■ **What this task involves**: Quote, please, the line with "Output the Python", the line with "import seaborn as sns", and every line between them, exactly and with nothing else.

═════ Given data ═════

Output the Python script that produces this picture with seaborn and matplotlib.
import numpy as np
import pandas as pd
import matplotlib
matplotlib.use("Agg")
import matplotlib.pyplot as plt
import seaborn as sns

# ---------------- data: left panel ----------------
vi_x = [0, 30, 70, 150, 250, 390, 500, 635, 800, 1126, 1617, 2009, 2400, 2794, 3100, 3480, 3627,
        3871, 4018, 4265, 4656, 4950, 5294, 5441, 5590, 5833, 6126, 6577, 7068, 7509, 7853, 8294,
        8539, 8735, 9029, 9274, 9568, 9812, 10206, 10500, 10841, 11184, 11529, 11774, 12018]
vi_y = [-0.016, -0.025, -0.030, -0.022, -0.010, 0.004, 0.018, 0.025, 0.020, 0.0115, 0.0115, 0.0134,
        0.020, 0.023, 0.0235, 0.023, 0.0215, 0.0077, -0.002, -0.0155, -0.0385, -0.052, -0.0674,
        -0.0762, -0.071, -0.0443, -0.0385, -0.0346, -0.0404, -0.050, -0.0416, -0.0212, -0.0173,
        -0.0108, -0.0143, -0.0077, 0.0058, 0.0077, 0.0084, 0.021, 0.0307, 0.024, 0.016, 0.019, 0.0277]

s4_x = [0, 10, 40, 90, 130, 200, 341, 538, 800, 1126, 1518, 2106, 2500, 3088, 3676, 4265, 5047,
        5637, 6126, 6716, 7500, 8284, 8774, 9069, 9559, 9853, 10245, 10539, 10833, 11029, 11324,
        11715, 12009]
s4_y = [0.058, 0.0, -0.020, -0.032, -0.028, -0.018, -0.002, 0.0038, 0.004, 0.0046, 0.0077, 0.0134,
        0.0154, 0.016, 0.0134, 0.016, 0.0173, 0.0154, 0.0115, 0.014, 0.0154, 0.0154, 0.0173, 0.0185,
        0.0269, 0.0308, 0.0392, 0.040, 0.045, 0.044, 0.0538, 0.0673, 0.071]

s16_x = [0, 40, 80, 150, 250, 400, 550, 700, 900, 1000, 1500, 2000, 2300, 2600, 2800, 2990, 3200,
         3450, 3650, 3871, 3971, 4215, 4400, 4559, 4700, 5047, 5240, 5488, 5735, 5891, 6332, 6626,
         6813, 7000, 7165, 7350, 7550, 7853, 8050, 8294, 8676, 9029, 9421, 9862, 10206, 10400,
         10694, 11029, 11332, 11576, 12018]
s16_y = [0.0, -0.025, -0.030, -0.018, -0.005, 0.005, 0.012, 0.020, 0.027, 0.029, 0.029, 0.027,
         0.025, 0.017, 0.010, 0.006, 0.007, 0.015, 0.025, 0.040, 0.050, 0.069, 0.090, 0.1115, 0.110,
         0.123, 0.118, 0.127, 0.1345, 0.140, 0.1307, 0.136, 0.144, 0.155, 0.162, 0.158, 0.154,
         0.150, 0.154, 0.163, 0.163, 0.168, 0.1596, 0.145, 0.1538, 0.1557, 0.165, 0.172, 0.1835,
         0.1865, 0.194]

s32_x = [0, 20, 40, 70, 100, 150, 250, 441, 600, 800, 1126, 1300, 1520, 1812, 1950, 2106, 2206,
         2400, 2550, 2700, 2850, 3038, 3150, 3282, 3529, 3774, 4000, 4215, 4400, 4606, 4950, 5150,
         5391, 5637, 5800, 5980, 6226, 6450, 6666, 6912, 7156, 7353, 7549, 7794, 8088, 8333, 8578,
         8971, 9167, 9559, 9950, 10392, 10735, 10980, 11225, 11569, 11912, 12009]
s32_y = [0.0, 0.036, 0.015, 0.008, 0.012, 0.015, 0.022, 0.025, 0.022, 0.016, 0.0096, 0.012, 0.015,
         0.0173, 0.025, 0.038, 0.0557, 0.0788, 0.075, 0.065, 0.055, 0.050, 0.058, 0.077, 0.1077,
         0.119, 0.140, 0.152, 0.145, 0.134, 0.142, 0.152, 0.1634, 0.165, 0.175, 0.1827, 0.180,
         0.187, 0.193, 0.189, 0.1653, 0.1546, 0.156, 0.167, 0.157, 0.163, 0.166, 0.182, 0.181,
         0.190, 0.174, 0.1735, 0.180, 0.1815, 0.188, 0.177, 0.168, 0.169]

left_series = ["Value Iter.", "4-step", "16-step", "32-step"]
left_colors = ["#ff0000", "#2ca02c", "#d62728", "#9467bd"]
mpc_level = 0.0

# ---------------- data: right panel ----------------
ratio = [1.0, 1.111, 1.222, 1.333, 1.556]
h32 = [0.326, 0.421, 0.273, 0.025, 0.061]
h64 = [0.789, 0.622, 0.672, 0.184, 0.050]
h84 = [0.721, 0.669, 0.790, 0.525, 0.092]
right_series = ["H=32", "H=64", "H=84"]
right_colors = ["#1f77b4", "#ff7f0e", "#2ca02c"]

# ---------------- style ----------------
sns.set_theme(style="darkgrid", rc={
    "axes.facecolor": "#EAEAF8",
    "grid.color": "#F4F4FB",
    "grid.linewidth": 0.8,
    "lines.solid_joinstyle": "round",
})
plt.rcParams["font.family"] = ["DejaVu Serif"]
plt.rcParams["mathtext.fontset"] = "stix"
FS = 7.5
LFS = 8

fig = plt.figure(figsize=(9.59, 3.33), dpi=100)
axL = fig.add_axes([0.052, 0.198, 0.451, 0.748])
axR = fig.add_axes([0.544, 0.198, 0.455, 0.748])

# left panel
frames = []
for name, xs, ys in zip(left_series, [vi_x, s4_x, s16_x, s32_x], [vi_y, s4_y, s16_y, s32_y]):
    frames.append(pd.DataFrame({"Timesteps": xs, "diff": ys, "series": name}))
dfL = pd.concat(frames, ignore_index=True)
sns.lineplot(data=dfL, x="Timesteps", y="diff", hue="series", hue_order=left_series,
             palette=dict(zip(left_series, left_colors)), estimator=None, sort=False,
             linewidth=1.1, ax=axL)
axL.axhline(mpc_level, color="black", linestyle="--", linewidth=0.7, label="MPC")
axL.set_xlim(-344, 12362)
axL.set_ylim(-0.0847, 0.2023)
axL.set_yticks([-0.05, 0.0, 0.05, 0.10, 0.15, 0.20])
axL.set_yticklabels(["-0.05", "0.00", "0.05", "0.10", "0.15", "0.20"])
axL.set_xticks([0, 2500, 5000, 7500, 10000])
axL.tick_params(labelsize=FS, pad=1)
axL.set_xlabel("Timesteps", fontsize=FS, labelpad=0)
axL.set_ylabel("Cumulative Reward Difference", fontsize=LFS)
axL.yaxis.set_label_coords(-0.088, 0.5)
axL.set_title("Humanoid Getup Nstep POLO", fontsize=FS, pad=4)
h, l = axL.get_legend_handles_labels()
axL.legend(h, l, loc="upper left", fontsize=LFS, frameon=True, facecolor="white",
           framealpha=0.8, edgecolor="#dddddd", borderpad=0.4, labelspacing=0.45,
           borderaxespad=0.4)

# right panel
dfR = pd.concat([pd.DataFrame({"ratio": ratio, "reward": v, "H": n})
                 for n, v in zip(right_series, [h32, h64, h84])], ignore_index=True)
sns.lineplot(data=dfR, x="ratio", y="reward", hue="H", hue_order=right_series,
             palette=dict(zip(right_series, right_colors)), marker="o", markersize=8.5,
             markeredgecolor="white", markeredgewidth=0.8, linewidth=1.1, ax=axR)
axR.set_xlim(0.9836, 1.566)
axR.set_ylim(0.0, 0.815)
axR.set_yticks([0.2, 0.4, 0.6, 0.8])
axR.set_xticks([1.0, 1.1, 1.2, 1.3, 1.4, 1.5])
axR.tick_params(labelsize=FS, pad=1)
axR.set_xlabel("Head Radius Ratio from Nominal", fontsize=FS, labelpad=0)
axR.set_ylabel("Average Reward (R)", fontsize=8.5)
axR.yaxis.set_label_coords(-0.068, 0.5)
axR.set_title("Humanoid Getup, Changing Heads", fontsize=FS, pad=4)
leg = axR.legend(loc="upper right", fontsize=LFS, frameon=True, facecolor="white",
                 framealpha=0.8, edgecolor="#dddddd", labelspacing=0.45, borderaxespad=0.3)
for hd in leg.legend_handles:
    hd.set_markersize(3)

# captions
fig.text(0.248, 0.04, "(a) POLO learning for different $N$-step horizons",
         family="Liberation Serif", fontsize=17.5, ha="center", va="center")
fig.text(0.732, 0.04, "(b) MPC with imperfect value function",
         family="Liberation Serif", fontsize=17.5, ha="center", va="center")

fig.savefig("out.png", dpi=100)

═════
═════ Given data ═════

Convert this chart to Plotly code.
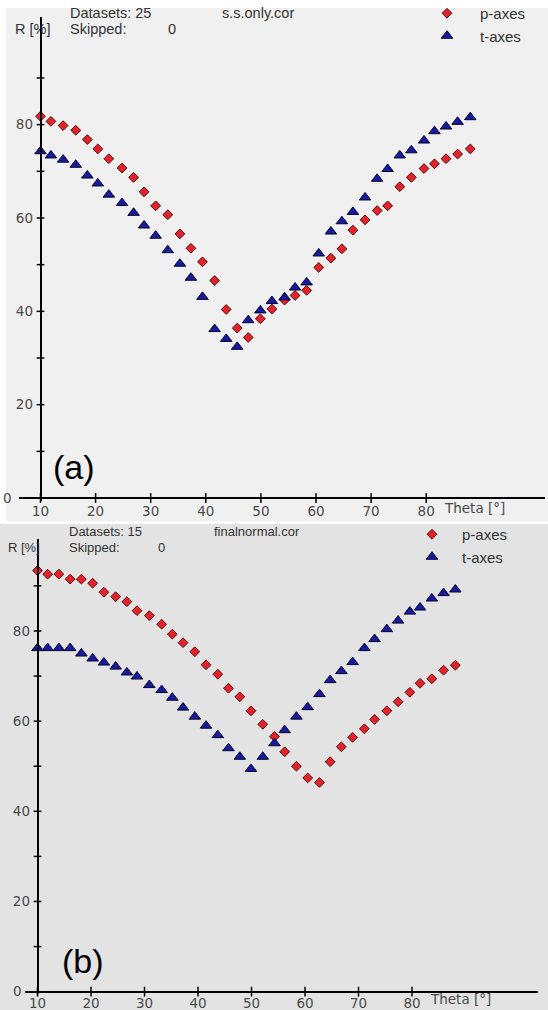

═════
═════ Given data ═════

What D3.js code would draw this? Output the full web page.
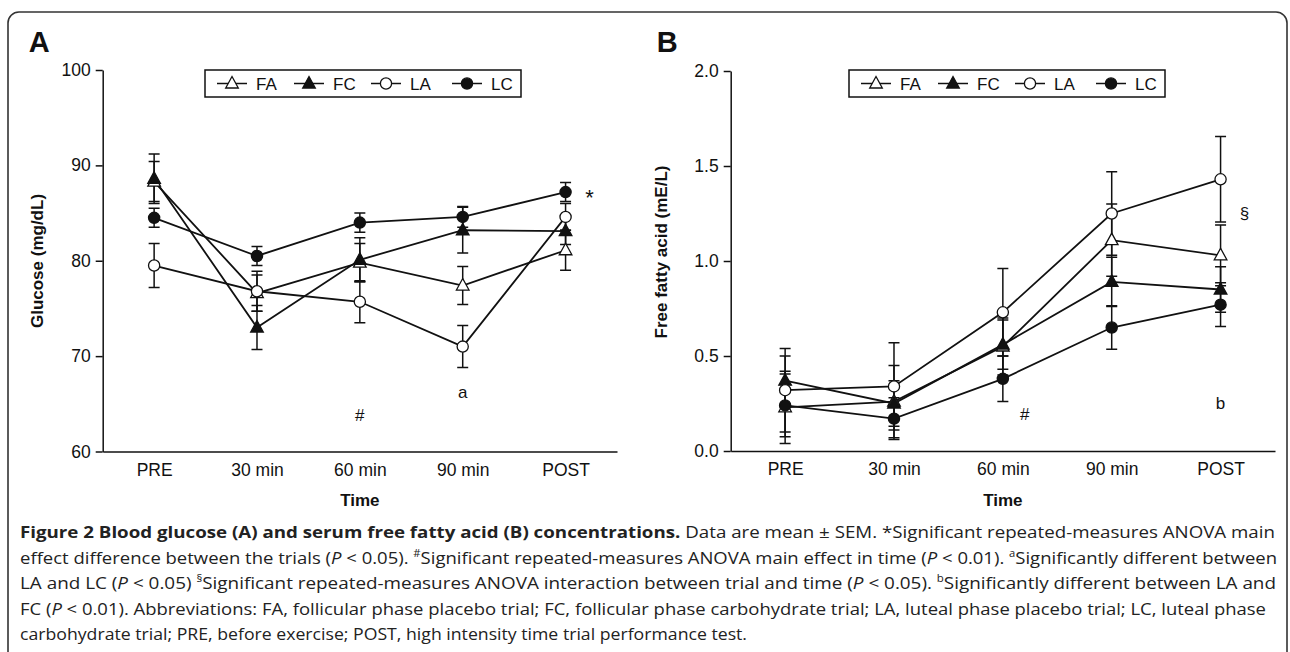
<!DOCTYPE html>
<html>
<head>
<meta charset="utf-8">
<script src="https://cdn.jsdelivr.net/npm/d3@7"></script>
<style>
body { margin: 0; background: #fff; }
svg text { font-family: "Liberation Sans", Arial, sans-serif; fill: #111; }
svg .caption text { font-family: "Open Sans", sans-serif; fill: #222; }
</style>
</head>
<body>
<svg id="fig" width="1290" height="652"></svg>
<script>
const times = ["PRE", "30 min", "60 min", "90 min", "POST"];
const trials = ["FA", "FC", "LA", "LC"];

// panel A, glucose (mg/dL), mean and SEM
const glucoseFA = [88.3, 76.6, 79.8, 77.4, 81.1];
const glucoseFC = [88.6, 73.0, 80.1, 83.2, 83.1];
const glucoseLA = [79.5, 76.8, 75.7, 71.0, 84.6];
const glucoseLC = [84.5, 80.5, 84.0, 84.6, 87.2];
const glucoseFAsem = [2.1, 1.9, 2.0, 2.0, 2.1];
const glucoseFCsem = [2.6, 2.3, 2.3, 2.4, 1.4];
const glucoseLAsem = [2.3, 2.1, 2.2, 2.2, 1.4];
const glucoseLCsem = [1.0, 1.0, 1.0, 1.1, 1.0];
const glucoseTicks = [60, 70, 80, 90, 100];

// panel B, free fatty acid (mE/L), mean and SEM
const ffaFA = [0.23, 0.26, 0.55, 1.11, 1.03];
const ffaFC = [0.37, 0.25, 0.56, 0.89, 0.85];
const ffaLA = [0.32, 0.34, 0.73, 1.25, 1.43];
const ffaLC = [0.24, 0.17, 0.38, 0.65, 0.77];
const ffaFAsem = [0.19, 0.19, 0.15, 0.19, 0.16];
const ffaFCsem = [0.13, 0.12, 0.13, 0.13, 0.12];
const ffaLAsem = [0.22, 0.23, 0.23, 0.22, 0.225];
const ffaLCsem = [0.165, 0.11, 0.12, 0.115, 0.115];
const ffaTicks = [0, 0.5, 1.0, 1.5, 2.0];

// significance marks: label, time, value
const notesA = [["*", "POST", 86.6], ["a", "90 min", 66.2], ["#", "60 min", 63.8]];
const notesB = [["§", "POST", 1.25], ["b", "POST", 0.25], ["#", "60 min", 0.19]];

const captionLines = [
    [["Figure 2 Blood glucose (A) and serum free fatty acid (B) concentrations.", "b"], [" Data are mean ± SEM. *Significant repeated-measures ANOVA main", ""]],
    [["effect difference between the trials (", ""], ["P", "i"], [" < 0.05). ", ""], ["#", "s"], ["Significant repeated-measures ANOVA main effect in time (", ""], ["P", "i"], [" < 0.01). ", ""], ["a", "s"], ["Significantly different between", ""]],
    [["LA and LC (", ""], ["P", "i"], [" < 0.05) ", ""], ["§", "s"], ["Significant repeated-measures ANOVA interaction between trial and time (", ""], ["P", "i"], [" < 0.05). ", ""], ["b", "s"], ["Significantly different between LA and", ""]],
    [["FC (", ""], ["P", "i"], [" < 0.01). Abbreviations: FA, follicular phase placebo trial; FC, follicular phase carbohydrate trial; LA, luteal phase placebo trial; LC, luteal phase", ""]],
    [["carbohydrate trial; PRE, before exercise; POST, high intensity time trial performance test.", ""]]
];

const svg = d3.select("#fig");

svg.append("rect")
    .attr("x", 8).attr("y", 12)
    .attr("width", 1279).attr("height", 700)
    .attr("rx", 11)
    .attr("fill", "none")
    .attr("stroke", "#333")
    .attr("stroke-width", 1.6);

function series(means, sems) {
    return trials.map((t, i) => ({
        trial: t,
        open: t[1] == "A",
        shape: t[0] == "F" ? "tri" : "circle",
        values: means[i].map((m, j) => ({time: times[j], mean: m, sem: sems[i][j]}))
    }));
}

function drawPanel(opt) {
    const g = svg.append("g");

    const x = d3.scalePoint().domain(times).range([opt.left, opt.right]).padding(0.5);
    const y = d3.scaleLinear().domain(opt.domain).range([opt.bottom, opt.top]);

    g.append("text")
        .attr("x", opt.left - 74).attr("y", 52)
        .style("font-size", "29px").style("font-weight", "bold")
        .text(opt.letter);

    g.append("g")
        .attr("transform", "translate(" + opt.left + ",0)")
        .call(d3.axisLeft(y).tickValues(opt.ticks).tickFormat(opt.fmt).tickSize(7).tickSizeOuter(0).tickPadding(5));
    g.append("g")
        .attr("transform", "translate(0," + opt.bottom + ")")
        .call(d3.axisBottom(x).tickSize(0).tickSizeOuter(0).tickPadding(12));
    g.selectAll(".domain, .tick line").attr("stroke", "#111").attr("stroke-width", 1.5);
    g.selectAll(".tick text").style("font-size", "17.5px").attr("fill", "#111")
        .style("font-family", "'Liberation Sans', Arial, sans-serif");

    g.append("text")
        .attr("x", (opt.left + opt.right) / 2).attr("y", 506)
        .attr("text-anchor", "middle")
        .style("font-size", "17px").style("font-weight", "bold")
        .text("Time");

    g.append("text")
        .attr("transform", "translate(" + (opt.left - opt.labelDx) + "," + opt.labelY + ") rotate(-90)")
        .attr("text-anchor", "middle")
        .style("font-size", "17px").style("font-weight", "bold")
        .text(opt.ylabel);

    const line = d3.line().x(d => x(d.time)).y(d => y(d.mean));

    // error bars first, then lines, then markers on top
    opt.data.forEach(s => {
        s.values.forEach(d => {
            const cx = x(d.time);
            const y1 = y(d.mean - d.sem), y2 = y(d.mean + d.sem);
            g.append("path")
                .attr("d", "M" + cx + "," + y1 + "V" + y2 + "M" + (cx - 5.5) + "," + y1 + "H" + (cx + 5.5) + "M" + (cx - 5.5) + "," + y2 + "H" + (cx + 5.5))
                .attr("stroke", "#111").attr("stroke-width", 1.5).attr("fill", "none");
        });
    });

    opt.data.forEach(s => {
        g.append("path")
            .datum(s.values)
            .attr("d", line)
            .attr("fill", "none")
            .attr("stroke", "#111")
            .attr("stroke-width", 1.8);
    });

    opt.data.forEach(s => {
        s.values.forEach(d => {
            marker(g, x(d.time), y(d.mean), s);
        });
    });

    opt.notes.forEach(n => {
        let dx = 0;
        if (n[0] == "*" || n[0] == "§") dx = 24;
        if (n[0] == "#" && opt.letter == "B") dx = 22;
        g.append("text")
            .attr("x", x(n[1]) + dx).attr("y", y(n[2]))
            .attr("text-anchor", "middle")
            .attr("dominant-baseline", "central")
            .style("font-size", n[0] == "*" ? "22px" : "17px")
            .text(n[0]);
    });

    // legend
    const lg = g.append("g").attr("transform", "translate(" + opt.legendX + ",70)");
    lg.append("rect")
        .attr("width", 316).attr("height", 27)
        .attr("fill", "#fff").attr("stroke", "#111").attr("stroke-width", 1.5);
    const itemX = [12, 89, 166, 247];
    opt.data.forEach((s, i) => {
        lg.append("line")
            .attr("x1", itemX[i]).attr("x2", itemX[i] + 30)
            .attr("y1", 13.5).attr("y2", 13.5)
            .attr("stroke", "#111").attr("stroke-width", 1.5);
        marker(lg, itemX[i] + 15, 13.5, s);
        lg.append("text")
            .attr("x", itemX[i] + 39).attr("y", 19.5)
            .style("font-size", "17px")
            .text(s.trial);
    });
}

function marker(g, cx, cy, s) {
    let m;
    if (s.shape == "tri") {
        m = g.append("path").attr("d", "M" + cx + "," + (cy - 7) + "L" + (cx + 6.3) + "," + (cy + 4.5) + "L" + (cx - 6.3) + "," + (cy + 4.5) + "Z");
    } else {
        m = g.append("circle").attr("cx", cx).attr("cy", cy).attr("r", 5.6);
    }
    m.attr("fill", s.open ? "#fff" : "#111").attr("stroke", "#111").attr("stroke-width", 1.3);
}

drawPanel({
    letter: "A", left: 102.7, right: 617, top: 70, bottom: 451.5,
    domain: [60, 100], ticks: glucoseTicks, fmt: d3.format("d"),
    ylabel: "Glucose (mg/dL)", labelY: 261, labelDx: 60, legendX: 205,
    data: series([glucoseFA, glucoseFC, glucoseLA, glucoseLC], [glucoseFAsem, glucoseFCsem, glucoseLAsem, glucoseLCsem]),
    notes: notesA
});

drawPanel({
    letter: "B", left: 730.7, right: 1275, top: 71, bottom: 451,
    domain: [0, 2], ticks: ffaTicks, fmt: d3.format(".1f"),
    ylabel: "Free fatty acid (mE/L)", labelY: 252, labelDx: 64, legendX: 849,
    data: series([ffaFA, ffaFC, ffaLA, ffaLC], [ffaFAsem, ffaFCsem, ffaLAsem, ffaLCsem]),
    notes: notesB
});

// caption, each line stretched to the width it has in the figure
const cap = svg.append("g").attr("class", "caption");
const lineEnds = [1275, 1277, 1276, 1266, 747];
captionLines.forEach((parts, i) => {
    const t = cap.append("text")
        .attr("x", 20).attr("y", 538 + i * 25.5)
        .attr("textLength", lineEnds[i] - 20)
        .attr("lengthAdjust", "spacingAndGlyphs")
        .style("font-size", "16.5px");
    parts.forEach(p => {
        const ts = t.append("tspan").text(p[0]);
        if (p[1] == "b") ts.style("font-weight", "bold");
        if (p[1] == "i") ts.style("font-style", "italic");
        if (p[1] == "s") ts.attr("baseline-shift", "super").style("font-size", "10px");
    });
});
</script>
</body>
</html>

═════

■ **Answer to this exercise**:
Output the Python script that produces this picture with seaborn and matplotlib.
import numpy as np
import pandas as pd
import matplotlib
matplotlib.use("Agg")
import matplotlib.pyplot as plt
import seaborn as sns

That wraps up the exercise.